Amanda wanted me to write a biography of him. But there were several challenges involved. Everyone in Brisbane knew Ken Talbot: he was a local legend who had shared a rum and coke with everyone over the years and counted most of the Brisbane Broncos as personal friends. But I’d never met him, and now never would. I am not a Queenslander, have never written about mining, and didn’t know any of his friends.
There was another problem. Ken’s life was colourful. Had he lived, he was weeks away from going on trial for alleged illegal payments to a former Queensland state minister, Gordon Nuttall.
But Amanda said my distance from the tight-knit world of Brisbane business and Australian mining would be a good thing. She told me I should tell the full story of a vibrant life, with all its twists and turns, triumphs and errors. And she gave me a crucial resource: Ken’s notes, compiled on bits of paper (he hated laptops) in the hope of one day writing a book himself. This included the defence he planned to make to clear his name.
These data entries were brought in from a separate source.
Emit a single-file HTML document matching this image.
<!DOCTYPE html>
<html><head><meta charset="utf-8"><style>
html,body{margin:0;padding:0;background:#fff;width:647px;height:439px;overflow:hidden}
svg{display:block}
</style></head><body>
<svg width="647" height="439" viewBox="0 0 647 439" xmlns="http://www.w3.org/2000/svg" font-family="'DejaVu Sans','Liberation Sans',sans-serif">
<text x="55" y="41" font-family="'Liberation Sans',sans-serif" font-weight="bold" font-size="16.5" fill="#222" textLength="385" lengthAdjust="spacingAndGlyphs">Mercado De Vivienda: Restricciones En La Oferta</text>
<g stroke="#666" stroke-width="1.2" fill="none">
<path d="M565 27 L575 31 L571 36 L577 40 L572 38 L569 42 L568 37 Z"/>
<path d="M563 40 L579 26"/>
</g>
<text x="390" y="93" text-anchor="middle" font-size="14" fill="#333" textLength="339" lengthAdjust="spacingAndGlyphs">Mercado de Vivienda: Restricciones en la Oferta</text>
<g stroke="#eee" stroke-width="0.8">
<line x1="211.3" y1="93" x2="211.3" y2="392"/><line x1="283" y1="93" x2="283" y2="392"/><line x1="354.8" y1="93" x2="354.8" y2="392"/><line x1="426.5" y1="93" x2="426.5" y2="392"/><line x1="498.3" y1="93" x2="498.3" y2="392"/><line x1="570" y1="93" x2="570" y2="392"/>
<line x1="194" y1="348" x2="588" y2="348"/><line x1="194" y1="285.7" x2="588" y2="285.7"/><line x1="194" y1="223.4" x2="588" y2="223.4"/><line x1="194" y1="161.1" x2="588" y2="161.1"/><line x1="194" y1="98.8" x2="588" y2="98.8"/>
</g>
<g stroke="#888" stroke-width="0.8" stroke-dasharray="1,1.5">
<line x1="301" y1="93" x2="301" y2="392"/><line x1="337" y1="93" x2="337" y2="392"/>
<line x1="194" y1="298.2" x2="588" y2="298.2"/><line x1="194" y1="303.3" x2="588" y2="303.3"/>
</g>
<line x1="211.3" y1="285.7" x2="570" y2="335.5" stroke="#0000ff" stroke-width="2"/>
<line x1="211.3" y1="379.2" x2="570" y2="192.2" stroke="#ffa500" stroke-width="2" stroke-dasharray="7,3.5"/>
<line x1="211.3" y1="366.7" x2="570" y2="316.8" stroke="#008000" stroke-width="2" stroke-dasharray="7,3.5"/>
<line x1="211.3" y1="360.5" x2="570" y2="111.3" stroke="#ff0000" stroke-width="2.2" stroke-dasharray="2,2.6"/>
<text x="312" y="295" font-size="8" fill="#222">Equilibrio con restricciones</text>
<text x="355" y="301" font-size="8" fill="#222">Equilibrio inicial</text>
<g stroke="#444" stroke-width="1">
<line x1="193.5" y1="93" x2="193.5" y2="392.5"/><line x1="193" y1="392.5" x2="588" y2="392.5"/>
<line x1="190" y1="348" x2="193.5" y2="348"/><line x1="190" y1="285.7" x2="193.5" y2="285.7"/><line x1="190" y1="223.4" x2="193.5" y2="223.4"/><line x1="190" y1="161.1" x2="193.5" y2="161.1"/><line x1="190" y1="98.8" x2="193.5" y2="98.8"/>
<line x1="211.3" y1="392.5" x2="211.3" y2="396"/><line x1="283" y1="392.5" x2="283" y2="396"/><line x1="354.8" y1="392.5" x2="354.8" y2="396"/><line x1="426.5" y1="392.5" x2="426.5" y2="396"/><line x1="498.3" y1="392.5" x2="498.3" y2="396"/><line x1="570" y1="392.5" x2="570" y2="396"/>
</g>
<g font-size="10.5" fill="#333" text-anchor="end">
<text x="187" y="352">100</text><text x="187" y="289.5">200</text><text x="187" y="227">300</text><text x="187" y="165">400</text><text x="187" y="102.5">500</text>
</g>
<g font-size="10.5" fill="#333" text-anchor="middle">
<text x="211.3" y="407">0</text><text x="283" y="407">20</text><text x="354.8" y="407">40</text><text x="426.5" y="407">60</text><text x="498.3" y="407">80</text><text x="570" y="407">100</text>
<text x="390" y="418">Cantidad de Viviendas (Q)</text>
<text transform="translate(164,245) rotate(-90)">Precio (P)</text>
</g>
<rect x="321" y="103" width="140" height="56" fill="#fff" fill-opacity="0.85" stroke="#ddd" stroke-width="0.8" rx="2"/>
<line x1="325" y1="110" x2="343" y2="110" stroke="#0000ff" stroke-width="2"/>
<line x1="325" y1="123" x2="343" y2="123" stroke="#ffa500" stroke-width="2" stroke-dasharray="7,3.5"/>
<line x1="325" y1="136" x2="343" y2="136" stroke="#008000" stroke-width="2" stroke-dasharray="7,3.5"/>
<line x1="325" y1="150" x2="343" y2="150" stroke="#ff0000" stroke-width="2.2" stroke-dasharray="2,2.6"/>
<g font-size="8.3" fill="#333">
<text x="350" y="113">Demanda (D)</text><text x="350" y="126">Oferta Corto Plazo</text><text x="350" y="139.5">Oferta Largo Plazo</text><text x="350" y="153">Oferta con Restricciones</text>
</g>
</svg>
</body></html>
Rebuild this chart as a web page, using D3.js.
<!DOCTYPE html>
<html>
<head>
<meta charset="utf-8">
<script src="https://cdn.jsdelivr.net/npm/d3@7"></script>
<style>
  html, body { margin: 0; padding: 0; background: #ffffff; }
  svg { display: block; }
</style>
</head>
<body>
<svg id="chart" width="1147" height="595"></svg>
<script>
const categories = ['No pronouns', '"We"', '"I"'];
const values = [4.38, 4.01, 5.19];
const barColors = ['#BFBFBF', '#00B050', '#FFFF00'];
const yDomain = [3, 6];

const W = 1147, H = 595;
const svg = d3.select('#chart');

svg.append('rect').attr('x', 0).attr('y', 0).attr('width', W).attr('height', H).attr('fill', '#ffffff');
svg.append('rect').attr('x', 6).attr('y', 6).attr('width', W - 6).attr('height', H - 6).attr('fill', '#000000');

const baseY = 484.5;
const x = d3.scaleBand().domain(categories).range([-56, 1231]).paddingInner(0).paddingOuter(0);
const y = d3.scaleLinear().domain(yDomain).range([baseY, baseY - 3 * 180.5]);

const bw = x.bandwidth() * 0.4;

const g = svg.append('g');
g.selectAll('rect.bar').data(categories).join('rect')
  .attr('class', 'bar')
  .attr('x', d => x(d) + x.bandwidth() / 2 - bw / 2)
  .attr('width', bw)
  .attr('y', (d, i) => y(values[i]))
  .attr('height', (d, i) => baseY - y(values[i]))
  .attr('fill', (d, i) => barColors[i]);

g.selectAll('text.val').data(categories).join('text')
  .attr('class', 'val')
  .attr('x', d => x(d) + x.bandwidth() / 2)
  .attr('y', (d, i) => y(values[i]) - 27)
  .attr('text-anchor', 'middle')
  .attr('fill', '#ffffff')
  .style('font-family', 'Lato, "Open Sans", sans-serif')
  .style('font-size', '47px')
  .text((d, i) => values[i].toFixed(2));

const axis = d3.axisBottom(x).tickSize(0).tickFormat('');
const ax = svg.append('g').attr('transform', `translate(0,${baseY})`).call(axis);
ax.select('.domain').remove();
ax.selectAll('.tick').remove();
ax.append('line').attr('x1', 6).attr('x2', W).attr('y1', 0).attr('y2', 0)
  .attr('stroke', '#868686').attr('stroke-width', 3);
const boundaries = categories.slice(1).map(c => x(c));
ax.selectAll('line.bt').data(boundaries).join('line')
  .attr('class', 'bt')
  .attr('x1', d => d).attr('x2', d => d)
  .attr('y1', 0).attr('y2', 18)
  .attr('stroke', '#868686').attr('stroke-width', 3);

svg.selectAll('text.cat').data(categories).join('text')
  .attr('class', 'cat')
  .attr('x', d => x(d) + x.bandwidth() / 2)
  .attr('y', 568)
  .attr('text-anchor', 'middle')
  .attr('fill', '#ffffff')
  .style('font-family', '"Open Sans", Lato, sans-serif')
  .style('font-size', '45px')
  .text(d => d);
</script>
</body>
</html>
I interviewed about a hundred people, from the cousins he grew up with on the Darling Downs to the people who saw him in Yaounde, Cameroon, on the morning of the day he died. All of Ken’s family, including his children, spent time with me which must often have been painful. Wayne Bennett, the rugby league legend and no fan at all of journalists, was among the most open and candid interviews.
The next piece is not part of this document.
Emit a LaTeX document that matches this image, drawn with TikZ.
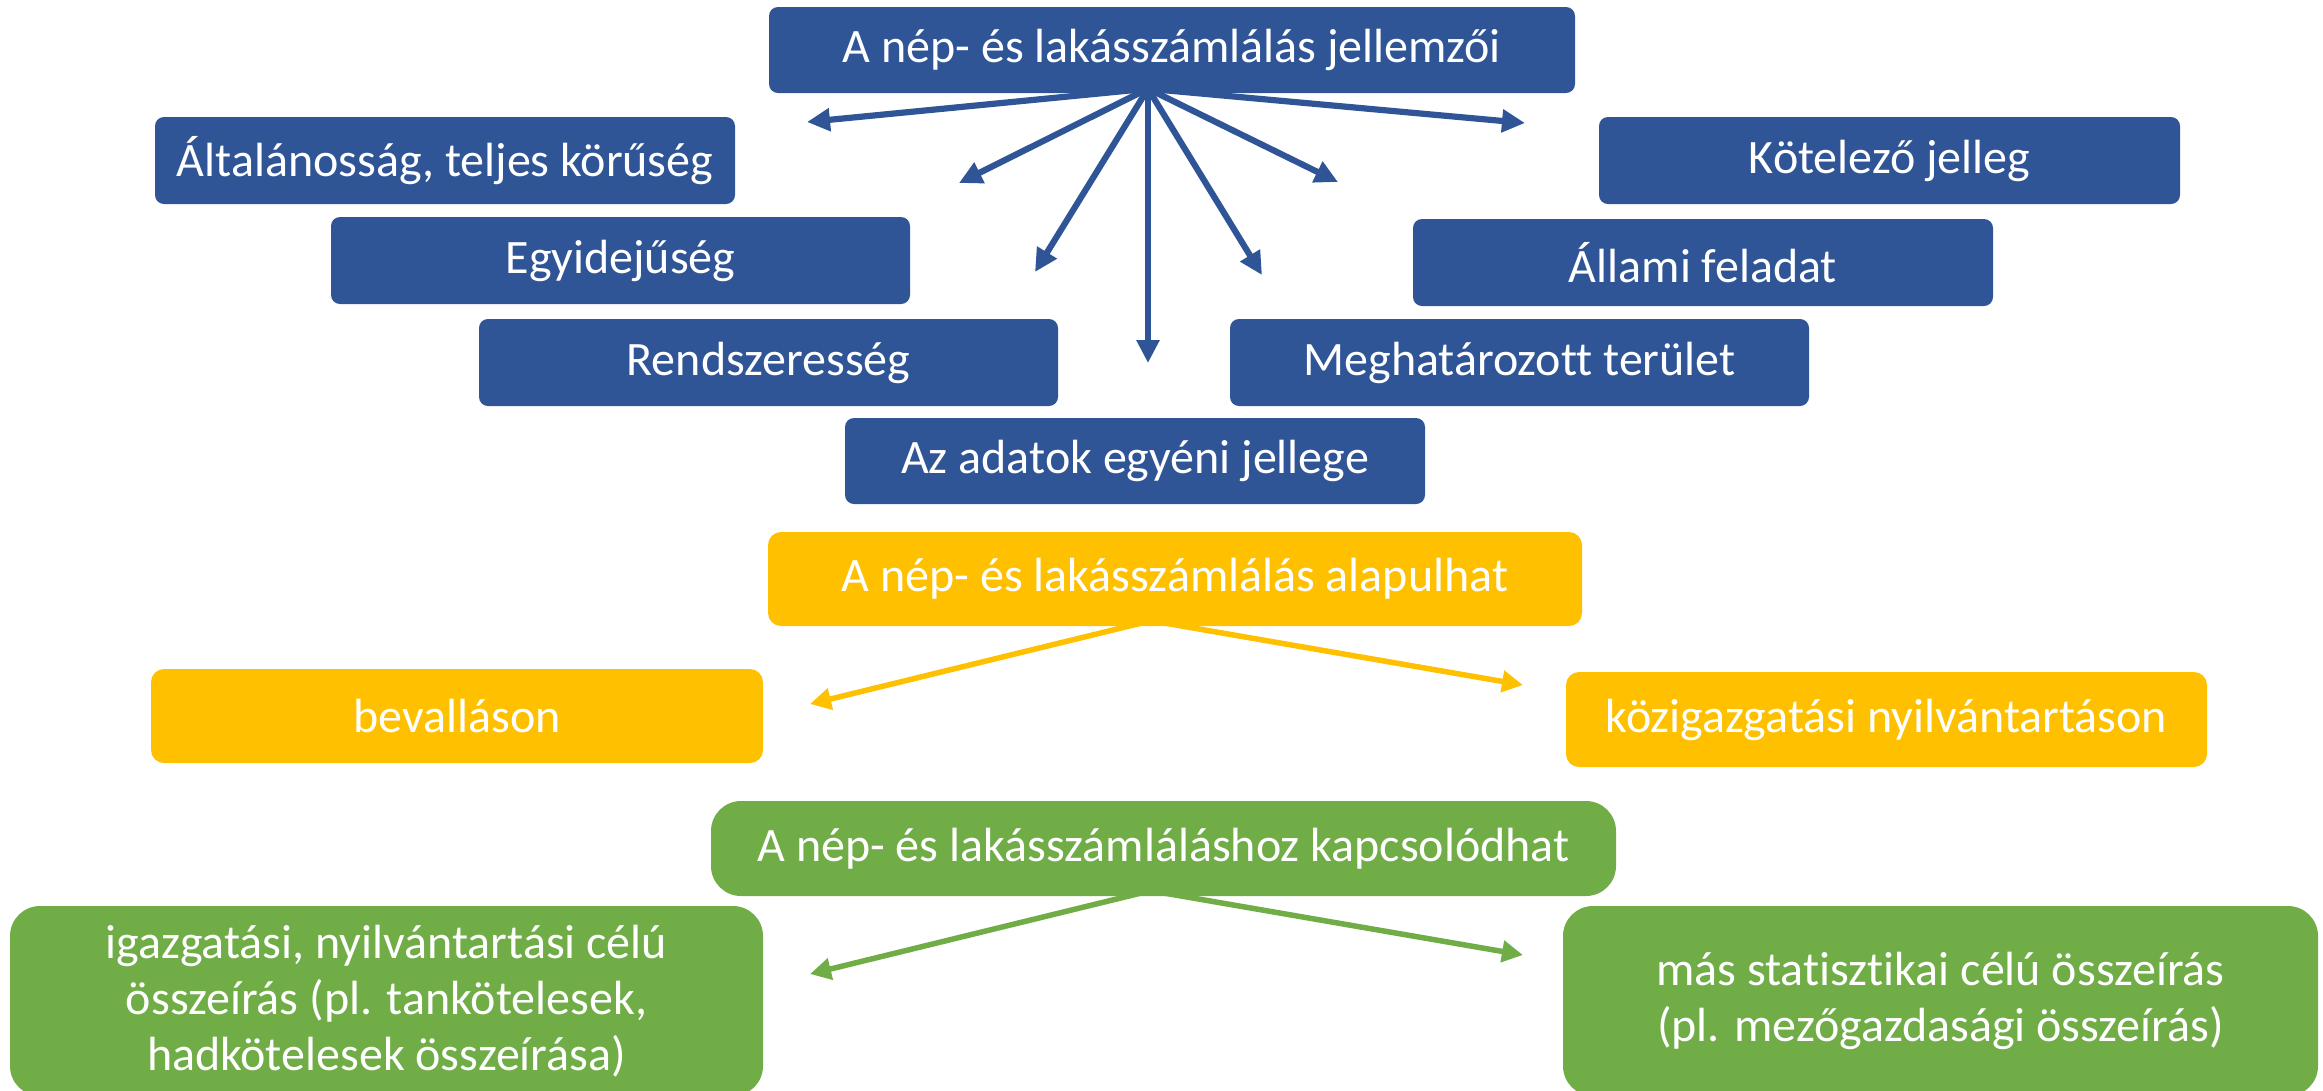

The result is called Rum & Coal. It was finished in June 2020 and for various reasons had to remain unpublished for almost two years. But it is published this week by Calvi Publishing. You can order it through this QR code:
Full disclosure: this was a commissioned biography and I was paid for my work. But Amanda let me go where the research took me and allowed me to write a great big portrait of a great big life. Wish I’d met him.
4 Comments
ken talbot was probably the most generous person in spirit i have ever met.He regarded people by there caracter,and not by there social standing.A man who loved his family unconditionaly,he was a very rare person,and i personally have never forgotten him. His untimely death and the manner in which it happened,shocked everyone who ever new him.and begs a huge question mark,as to how the hell this could of happened.i feel certain he would of not been so recklass/
G’day Chris. It was interesting to read the Weekend Australian (January 14-15 2022) review of your book Rum & Coal. I knew of Ken Talbot and various investments but was unaware of the commitment and length he went to establishing the Trincomalee project in Sri Lanka. I was born in Sri Lanka and immigrated to Australia in 1974 with my family. It is an interest of mine to follow developments in SL considering the potential the country still has but completely mismanaged and governed by local governments since independence in 1948. Indeed it should have been the gateway to the ‘far east’ before Singapore got there very successfully.
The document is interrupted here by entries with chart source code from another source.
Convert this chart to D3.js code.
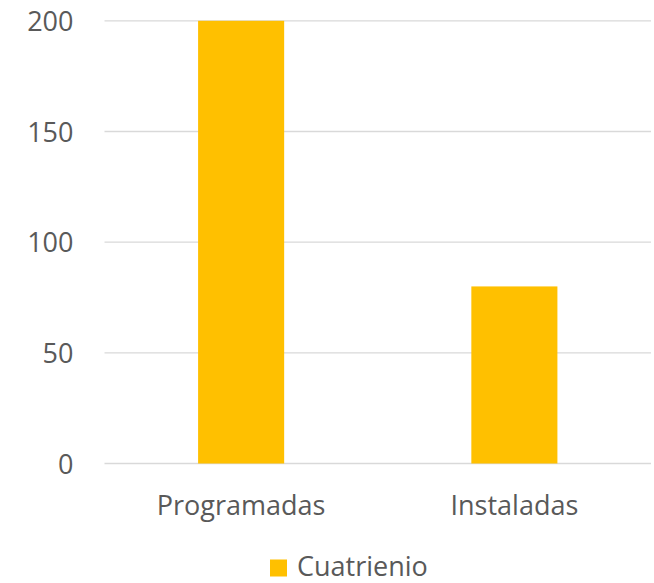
<!DOCTYPE html>
<html><head><meta charset="utf-8">
<script src="https://cdn.jsdelivr.net/npm/d3@7"></script>
<style>
html,body{margin:0;padding:0;background:#fff;}
svg{display:block;}
text{font-family:"Open Sans",sans-serif;fill:#595959;}
</style></head>
<body>
<svg id="chart" width="654" height="583"></svg>
<script>
const categories = ["Programadas", "Instaladas"];
const values = [200, 80];
const seriesName = "Cuatrienio";
const yTicks = [0, 50, 100, 150, 200];

const svg = d3.select("#chart");
const x = d3.scaleBand().domain(categories).range([104.5, 651]).paddingInner(0.685).paddingOuter(0.3425);
const y = d3.scaleLinear().domain([0, 200]).range([463.5, 20.8]);

// gridlines
svg.append("g").selectAll("line").data(yTicks).join("line")
  .attr("x1", 104.5).attr("x2", 651)
  .attr("y1", d => y(d)).attr("y2", d => y(d))
  .attr("stroke", "#d9d9d9").attr("stroke-width", 1.3);

// y axis labels
const yAxis = d3.axisLeft(y).tickValues(yTicks).tickSize(0).tickPadding(0);
const gy = svg.append("g").attr("transform", "translate(73.5,0)").call(yAxis);
gy.select(".domain").remove();
gy.selectAll("text").attr("font-size", 27).attr("font-family", "Open Sans").attr("fill", "#595959").attr("dy", "0.36em");

// bars
svg.append("g").selectAll("rect").data(categories).join("rect")
  .attr("x", d => x(d)).attr("width", x.bandwidth())
  .attr("y", (d, i) => y(values[i])).attr("height", (d, i) => y(0) - y(values[i]))
  .attr("fill", "#FFC000");

// x axis labels
const xAxis = d3.axisBottom(x).tickSize(0).tickPadding(0);
const gx = svg.append("g").attr("transform", "translate(0,515)").call(xAxis);
gx.select(".domain").remove();
gx.selectAll("text").attr("font-size", 27).attr("font-family", "Open Sans").attr("fill", "#595959").attr("dy", 0).attr("y", 0);

// legend
const lg = svg.append("g");
lg.append("rect").attr("x", 270).attr("y", 559.5).attr("width", 17).attr("height", 17).attr("fill", "#FFC000");
lg.append("text").attr("x", 297).attr("y", 576).attr("font-size", 27).text(seriesName);
</script>
</body></html>
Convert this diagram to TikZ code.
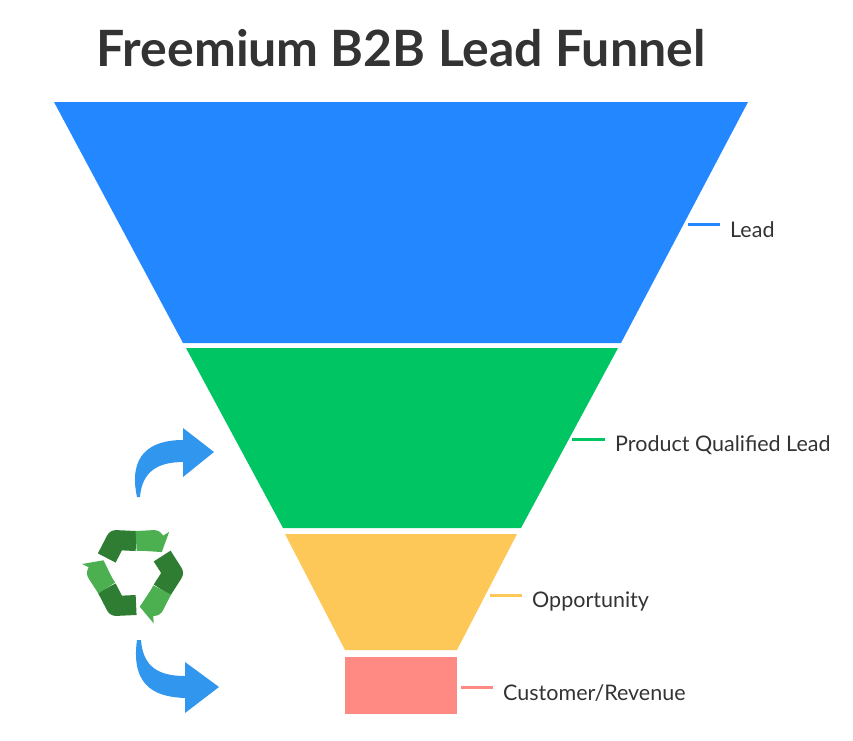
\documentclass[tikz,border=0pt]{standalone}
\usepackage{fontspec}
\setmainfont{Lato}
\usetikzlibrary{arrows.meta,calc}
\definecolor{fblue}{HTML}{2388FF}
\definecolor{fgreen}{HTML}{00C563}
\definecolor{fyellow}{HTML}{FDC857}
\definecolor{fpink}{HTML}{FF8A83}
\definecolor{txt}{HTML}{333333}
\definecolor{arr}{HTML}{3096EE}
\definecolor{rdark}{HTML}{2E7D32}
\definecolor{rlight}{HTML}{4CAF50}
\tikzset{lbl/.style={anchor=west,font=\fontsize{21.5}{24}\selectfont,text=txt,inner sep=0},
 tick/.style={line width=3pt}}
\begin{document}
\begin{tikzpicture}[x=1pt,y=-1pt]
\useasboundingbox (0,0) rectangle (853,740);
\node[font=\fontsize{50}{54}\bfseries\selectfont,text=txt] (title) at (401,48) {Freemium B2B Lead Funnel};
\fill[fblue] (54,102) -- (748,102) -- (621,343) -- (183,343) -- cycle;
\fill[fgreen] (186,348) -- (618,348) -- (521,528) -- (283,528) -- cycle;
\fill[fyellow] (285,534) -- (517,534) -- (457,650) -- (345,650) -- cycle;
\fill[fpink] (345,657) rectangle (457,714);
\coordinate (l1) at (688,224); \coordinate (l1e) at (720,224);
\draw[tick,fblue] (l1) -- (l1e); \node[lbl] (t1) at (730,230) {Lead};
\coordinate (l2) at (572,439); \coordinate (l2e) at (605,439);
\draw[tick,fgreen] (l2) -- (l2e); \node[lbl] (t2) at (615,445) {Product Qualified Lead};
\coordinate (l3) at (490,595); \coordinate (l3e) at (522,595);
\draw[tick,fyellow] (l3) -- (l3e); \node[lbl] (t3) at (532,601) {Opportunity};
\coordinate (l4) at (461,687); \coordinate (l4e) at (493,687);
\draw[tick,fpink] (l4) -- (l4e); \node[lbl] (t4) at (503,693) {Customer/Revenue};
% arrows
\fill[arr] (137,497) .. controls (128,455) and (150,440) .. (183,440) -- (183,428) -- (214,452) -- (183,477) -- (183,462) .. controls (160,462) and (142,470) .. (140,497) -- cycle;
\fill[arr] (137,640) .. controls (130,690) and (160,697) .. (185,698) -- (185,713) -- (219,687) -- (185,662) -- (185,676) .. controls (160,676) and (143,668) .. (141,640) -- cycle;
% recycle
\coordinate (rc) at (135,573);
\foreach \k in {0,120,240}{
 \draw[rdark,line width=20pt,line join=round] ($(rc)+(\k+208:32)$) -- ($(rc)+(\k+240:38)$) -- ($(rc)+(\k+272:32)$);
 \draw[rlight,line width=20pt,line join=round,-{Triangle[width=34pt,length=13pt]}] ($(rc)+(\k+272:32)$) -- ($(rc)+(\k+300:38)$) -- ($(rc)+(\k+322:34)$);
}
\end{tikzpicture}
\end{document}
Considering Talbot’s close involvement with the Rajapakse ‘clan’ in his dealing to establish the Trincomalee project, it may well be a fair bit of money would have been paid to the Rajapakse’s. Unfortunately, this was a standard procedure dealing with any government in SL. I wonder if this is something you had any indication of? I understand you were commissioned to write this book, so you many choose not to answer this
Regards
Matt Ranawake
Hailing from the same industry Ken made his name in I was aware of Ken Talbots story but only from what people who worked with him spoke of and what the media reported. It’s fascinating to be given an insight into Ken’s life and the manner in which his close friends and business associates regarded and remember him. Thank you to Ken’s family for agreeing to tell his story, they should be rightfully proud of his life and the legacy he has left behind. Australians should be celebrating entrepreneurs like Ken who, through their vision, are able to conjure something fantastic through sheer willpower. He certainly was a great man and is a massive loss to our industry and the Australian business landscape. Chris you’ve done a fantastic job telling Ken’s story.